Но пылкость таких демонстраций, как известно, экспоненциально растет по мере удаления от фронта. «Если вам будут говорить о негодовании армии по случаю позорного мира, не верьте. За исключением очень и очень малого числа, все остальные радехоньки», — писал из действующей армии Иван Аксаков, служивший тогда в Серпуховской дружине ополчения.  

По мирному договору Россия отказывалась от южной Бессарабии и устья Дуная. «Неужели с Измаилом? Aтень Суворова?» — простонал Погодин. И словно отвечая ему, Аксаков добавлял в письме родным: «Миру они, разумеется, очень рады, если б и всю Бессарабию отдали…»

Досиживавший последние дни на посту главы российского МИДа граф Карл Нессельроде за обедом обратился к гастролировавшему в Петербурге итальянскому певцу Луиджи Лаблашу: «Поздравим друг друга, мы поедем в этом году к вам есть макароны!». Людей не столь  чиновных занимали более высокие материи. «Пока был жив Николай I, никогда в голову не приходило думать о [пользах] России», — писал один из первых русских невозвращенцев Владимир Печерин. Сейчас же мысли о будущих реформах обуревали решительно всех и беспокоились лишь об одном — хватит ли «наверху» мозгов, сильно, казалось, усохших за николаевскую эпоху. 

«Какому Ваалу нового времени принесены в жертву лучшие силы, цвет и надежда России? Когда-то соберутся новые? — вздыхал Кавелин. — Еще генерация, выросшая и воспитанная под самой несчастной звездой, лишенная энергии, идей, чести, только с виду носящая человеческий образ, должна пройти, пока выйдет что-нибудь путное».

Но так уж устроена Россия, что как только наступает в ней оттепель, жизнь тут же опровергает знаменитую фразу Александра I — «некем взять». И в 1884 году тот же Кавелин напишет: «Вспомните, что Ростовцев освободил крестьян! Ведь это было бы вопиющею к небу нелепостью, если б не было правдой!»

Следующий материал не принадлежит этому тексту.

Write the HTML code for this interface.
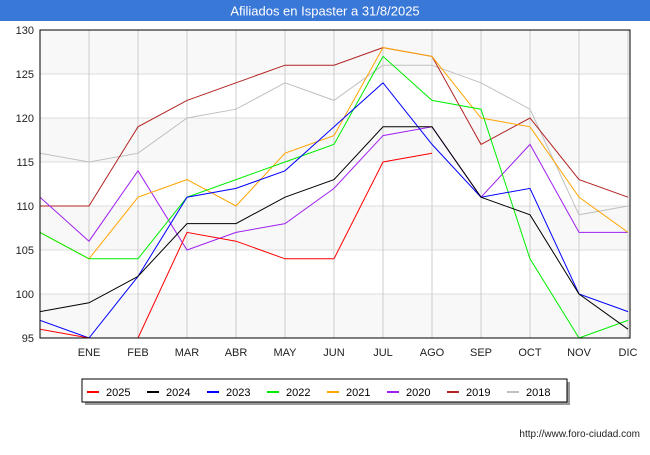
<!DOCTYPE html>
<html><head><meta charset="utf-8"><style>
body{margin:0;background:#fff;font-family:"Liberation Sans",sans-serif}
</style></head><body>
<svg width="650" height="450" xmlns="http://www.w3.org/2000/svg" font-family="Liberation Sans, sans-serif">
<rect x="0" y="0" width="650" height="21" fill="#3a78d8"/>
<text x="325" y="15.5" text-anchor="middle" font-size="13" fill="#fff">Afiliados en Ispaster a 31/8/2025</text>
<defs><clipPath id="pc"><rect x="40" y="30" width="590" height="308"/></clipPath></defs>
<g id="grid"></g>
<g id="series" clip-path="url(#pc)"></g>
<rect x="40" y="30" width="590" height="308" fill="none" stroke="#000" stroke-width="1"/>
<g id="labels" font-size="11" fill="#222"></g>
<rect x="85" y="382" width="485" height="23" fill="#999"/>
<rect x="82" y="379" width="485" height="23" fill="#fff" stroke="#000"/>
<g id="legend" font-size="11"></g>
<text x="640" y="437" text-anchor="end" font-size="10" fill="#222">http://www.foro-ciudad.com</text>
</svg>
<script>
const months=["","ENE","FEB","MAR","ABR","MAY","JUN","JUL","AGO","SEP","OCT","NOV","DIC"];
const yTicks=[95,100,105,110,115,120,125,130];
const years=["2025","2024","2023","2022","2021","2020","2019","2018"];
const colors=["#ff0000","#000000","#0000ff","#00ee00","#ffa500","#a020f0","#b22222","#c0c0c0"];
const s2025=[96,95,95,107,106,104,104,115,116];
const s2024=[98,99,102,108,108,111,113,119,119,111,109,100,96];
const s2023=[97,95,102,111,112,114,119,124,117,111,112,100,98];
const s2022=[107,104,104,111,113,115,117,127,122,121,104,95,97];
const s2021=[107,104,111,113,110,116,118,128,127,120,119,111,107];
const s2020=[111,106,114,105,107,108,112,118,119,111,117,107,107];
const s2019=[110,110,119,122,124,126,126,128,127,117,120,113,111];
const s2018=[116,115,116,120,121,124,122,126,126,124,121,109,110];
const allSeries=[s2025,s2024,s2023,s2022,s2021,s2020,s2019,s2018];
const NS="http://www.w3.org/2000/svg";
const X=i=>40+i*49, Y=v=>30+(130-v)*308/35;
function mk(t,a,p){const e=document.createElementNS(NS,t);for(const k in a)e.setAttribute(k,a[k]);p.appendChild(e);return e;}
const g=document.getElementById('grid'),lb=document.getElementById('labels');
for(let i=0;i<yTicks.length-1;i++){const b=mk('rect',{x:40,y:Y(yTicks[i+1]),width:590,height:Y(yTicks[i])-Y(yTicks[i+1]),fill:(i%2==0)?'#f8f8f8':'#ffffff'},g);
}
yTicks.forEach(v=>{const l=mk('line',{x1:40,x2:630,y1:Y(v),y2:Y(v),stroke:'#ddd'},g);

const t=mk('text',{x:34,y:Y(v)+4,'text-anchor':'end'},lb);t.textContent=v;
});
months.forEach((m,i)=>{const l=mk('line',{x1:X(i),x2:X(i),y1:30,y2:338,stroke:'#ccc'},g);

if(m){const t=mk('text',{x:X(i),y:356,'text-anchor':'middle'},lb);t.textContent=m;
}});
const sg=document.getElementById('series');
for(let k=allSeries.length-1;k>=0;k--){const p=mk('polyline',{points:allSeries[k].map((v,i)=>X(i)+','+Y(v)).join(' '),fill:'none',stroke:colors[k],'stroke-width':1},sg);
}
const lg=document.getElementById('legend');
years.forEach((y,k)=>{const x0=87+k*60;const l=mk('line',{x1:x0,x2:x0+12,y1:392,y2:392,stroke:colors[k],'stroke-width':2},lg);

const t=mk('text',{x:x0+19,y:396},lg);t.textContent=y;
});
</script>
</body></html>
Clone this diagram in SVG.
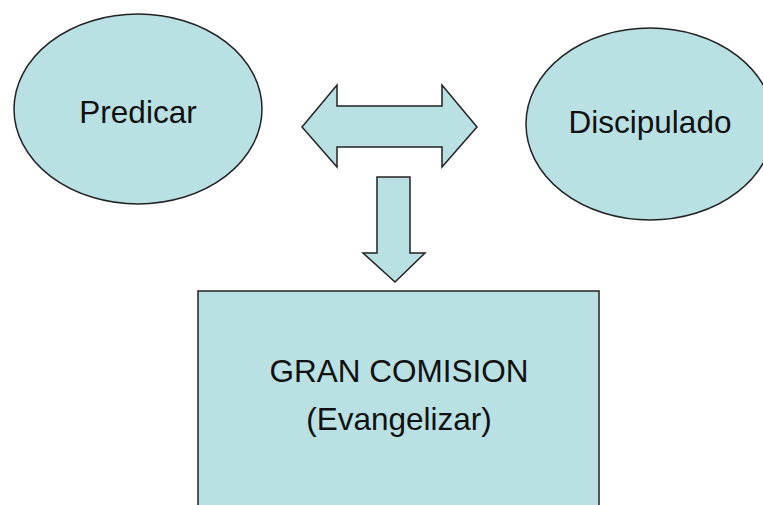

В самом деле, Яков Ростовцев, предупредивший Николая I о выступлении 14 декабря (впрочем, не в форме прямого доноса), ставший затем флигель-адъютантом, генерал-лейтенантом, главноначальствующим военно-учебными заведениями, ни разу не заподозренный в малейшем либерализме — в 1859 году назначается главой редакционных комиссий по крестьянскому вопросу. И ломая сопротивление крепостников, довершает дело, задуманное декабристами. Для романа это было бы чересчур, в России — обычная история.